Dans la logique de défiance du projet de loi à l'égard des juges, cet article vise à retirer littéralement au juge une faculté jusqu'ici discrétionnaire, celle de prononcer une injonction de soins.
Dans le régime actuellement en vigueur, le juge dispose d'une marge d'appréciation qui lui permet de ne pas ordonner l'injonction de soins même si une expertise conclut à sa nécessité.
Cette liberté nous semble importante : elle traduit un respect du principe d'individualisation de la peine et donne au juge la possibilité d'adapter le prononcé de l'injonction de soins sans que cette dernière prenne le caractère d'une sanction.
L'article 5 vient balayer le caractère facultatif du prononcé de l'injonction de soins en le transformant en obligation : le juge ne pourra plus se soustraire à l'avis de l'expert psychiatre.
Une telle psychiatrisation de la justice appelle quelques commentaires.
Tout d'abord, elle porte atteinte au pouvoir du juge d'individualiser la peine. Gardien des libertés individuelles en vertu de la Constitution, le juge se transforme en un simple exécutant, qui obéit à une autorité médicale devenue omnipotente et omnisciente.
Il convient tout de même de rappeler que le principe d'individualisation de la peine est un des principes fondamentaux de notre droit pénal. Il permet à un juge de reconnaître une personne responsable, même si une expertise psychiatrique a conclu à l'irresponsabilité.
Il est une garantie de l'étanchéité des compétences : un médecin soigne, un juge prononce des sanctions, tous deux collaborant dans la recherche d'une meilleure prise en compte de l'intérêt du condamné.
Confier un pouvoir quasi juridictionnel à un expert psychiatre porte gravement atteinte aux principes de séparation des pouvoirs et d'indépendance des juges.
Par ailleurs, il impose à ces mêmes psychiatres des sujétions qui vont bien au-delà de leur champ de compétence.
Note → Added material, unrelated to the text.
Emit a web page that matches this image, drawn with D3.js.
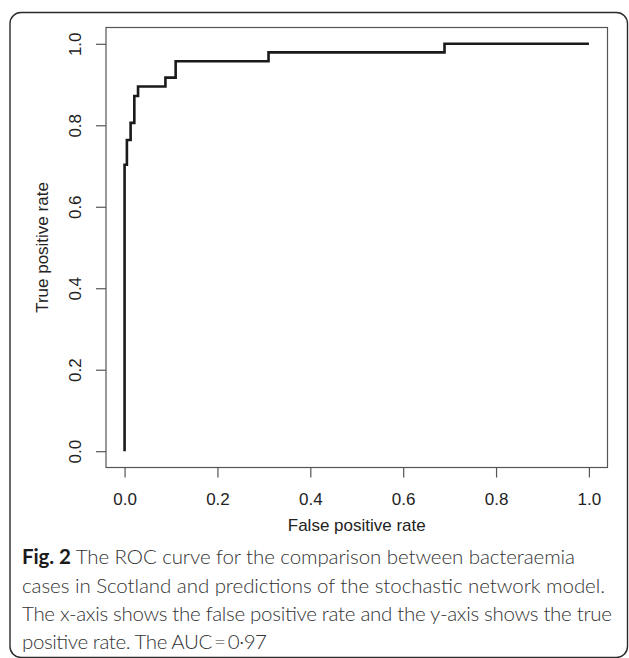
<!DOCTYPE html>
<html>
<head>
<meta charset="utf-8">
<script src="https://cdn.jsdelivr.net/npm/d3@7"></script>
<style>
  html, body { margin: 0; padding: 0; background: #fff; }
  svg { display: block; }
</style>
</head>
<body>
<svg id="chart" width="629" height="658"></svg>
<script>
// ROC curve corner points (false positive rate, true positive rate)
const fpr = [0, 0, 0.005, 0.013, 0.021, 0.029, 0.088, 0.110, 0.310, 0.689, 1.0];
const tpr = [0, 0.703, 0.764, 0.806, 0.872, 0.895, 0.917, 0.957, 0.979, 1.0, 1.0];
const xTicks = [0, 0.2, 0.4, 0.6, 0.8, 1.0];
const yTicks = [0, 0.2, 0.4, 0.6, 0.8, 1.0];
const xLabel = "False positive rate";
const yLabel = "True positive rate";
const captionBold = "Fig. 2";
const captionLines = [
  " The ROC curve for the comparison between bacteraemia",
  "cases in Scotland and predictions of the stochastic network model.",
  "The x-axis shows the false positive rate and the y-axis shows the true",
  "positive rate. The AUC\u2009=\u20090\u00b797"
];
const captionWidths = [553, 583, 590, 245];

const svg = d3.select("#chart");
const box = {left: 106, right: 607.5, top: 27.5, bottom: 467.5};

// outer rounded frame
svg.append("rect")
  .attr("x", 10).attr("y", 12.5).attr("width", 617.5).attr("height", 645)
  .attr("rx", 11).attr("ry", 11)
  .attr("fill", "none").attr("stroke", "#2a2a2a").attr("stroke-width", 1.4);

const x = d3.scaleLinear().domain([-0.04, 1.04]).range([box.left, box.right]);
const y = d3.scaleLinear().domain([-0.04, 1.04]).range([box.bottom, box.top]);

const axisFont = "'Liberation Sans', Arial, sans-serif";

// x axis
const gx = svg.append("g").attr("transform", `translate(0,${box.bottom})`)
  .call(d3.axisBottom(x).tickValues(xTicks).tickSize(10).tickPadding(15)
        .tickFormat(d3.format(".1f")));
gx.select(".domain").remove();
gx.selectAll(".tick line").attr("stroke", "#555").attr("stroke-width", 1.2);
gx.selectAll(".tick text").attr("font-family", axisFont).attr("font-size", 17)
  .attr("fill", "#222");

// y axis with rotated labels
const gy = svg.append("g").attr("transform", `translate(${box.left},0)`)
  .call(d3.axisLeft(y).tickValues(yTicks).tickSize(10)
        .tickFormat(d3.format(".1f")));
gy.select(".domain").remove();
gy.selectAll(".tick line").attr("stroke", "#555").attr("stroke-width", 1.2);
gy.selectAll(".tick text")
  .attr("font-family", axisFont).attr("font-size", 17).attr("fill", "#222")
  .attr("x", null).attr("dy", null)
  .attr("text-anchor", "middle")
  .attr("transform", "translate(-25,0) rotate(-90)");

// plot box
svg.append("rect")
  .attr("x", box.left).attr("y", box.top)
  .attr("width", box.right - box.left).attr("height", box.bottom - box.top)
  .attr("fill", "none").attr("stroke", "#555").attr("stroke-width", 1.2);

// ROC curve
const pts = fpr.map((f, i) => [f, tpr[i]]);
svg.append("path")
  .datum(pts)
  .attr("d", d3.line().x(d => x(d[0])).y(d => y(d[1])).curve(d3.curveStepAfter))
  .attr("fill", "none").attr("stroke", "#1a1a1a").attr("stroke-width", 2.6);

// axis titles
svg.append("text")
  .attr("x", (x(0) + x(1)) / 2).attr("y", 531)
  .attr("text-anchor", "middle")
  .attr("font-family", axisFont).attr("font-size", 17).attr("fill", "#222")
  .text(xLabel);
svg.append("text")
  .attr("transform", `translate(48,${(y(0) + y(1)) / 2}) rotate(-90)`)
  .attr("text-anchor", "middle")
  .attr("font-family", axisFont).attr("font-size", 17).attr("fill", "#222")
  .text(yLabel);

// caption
const capFont = "Lato, 'Open Sans', sans-serif";
const cap = svg.append("g").attr("font-family", capFont).attr("font-size", 20.5)
  .attr("font-weight", 300).attr("fill", "#333");
const baselines = [564, 593, 621, 649];
captionLines.forEach((line, i) => {
  const t = cap.append("text").attr("x", 22).attr("y", baselines[i])
    .attr("textLength", captionWidths[i]).attr("lengthAdjust", "spacing");
  if (i === 0) {
    t.append("tspan").attr("font-weight", "bold").attr("fill", "#1a1a1a").text(captionBold);
  }
  t.append("tspan").text(line);
});
</script>
</body>
</html>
Dès lors que l'injonction de soins devient une obligation, un transfert des responsabilités du juge vers le médecin s'opère, et cela dans une indifférence totale vis-à-vis de la déontologie médicale.
Penser que l'expert peut à lui seul décider d'une injonction de soins, c'est miser de manière aveugle et simpliste sur les vertus des soins imposés pour lutter contre la récidive.
Un second point mérite toute notre attention : la suppression de l'exigence d'une double expertise pour certains crimes.
La double expertise psychiatrique n'est pas, dans ce domaine, une procédure factice : elle permet une meilleure appréhension de la nécessité de l'injonction de soins et, en l'absence d'une concordance des expertises, rend caduque toute tentative d'imposer des soins à une personne qui n'en a pas besoin.
La nécessité d'une concordance des expertises, qui constituait une garantie d'objectivité, devient une chimère avec ce projet de loi.
La généralisation de l'injonction thérapeutique se révèle dangereuse, non seulement en ce qu'elle entame le pouvoir d'appréciation du juge, mais également en ce qu'elle transfère sur les épaules d'un seul expert la responsabilité d'une mission périlleuse : imposer des soins, en contradiction totale avec le principe du consentement aux soins, corollaire du principe de l'inviolabilité du corps humain.
Pour toutes ces raisons, nous avons déposé un amendement visant à supprimer l'article 5.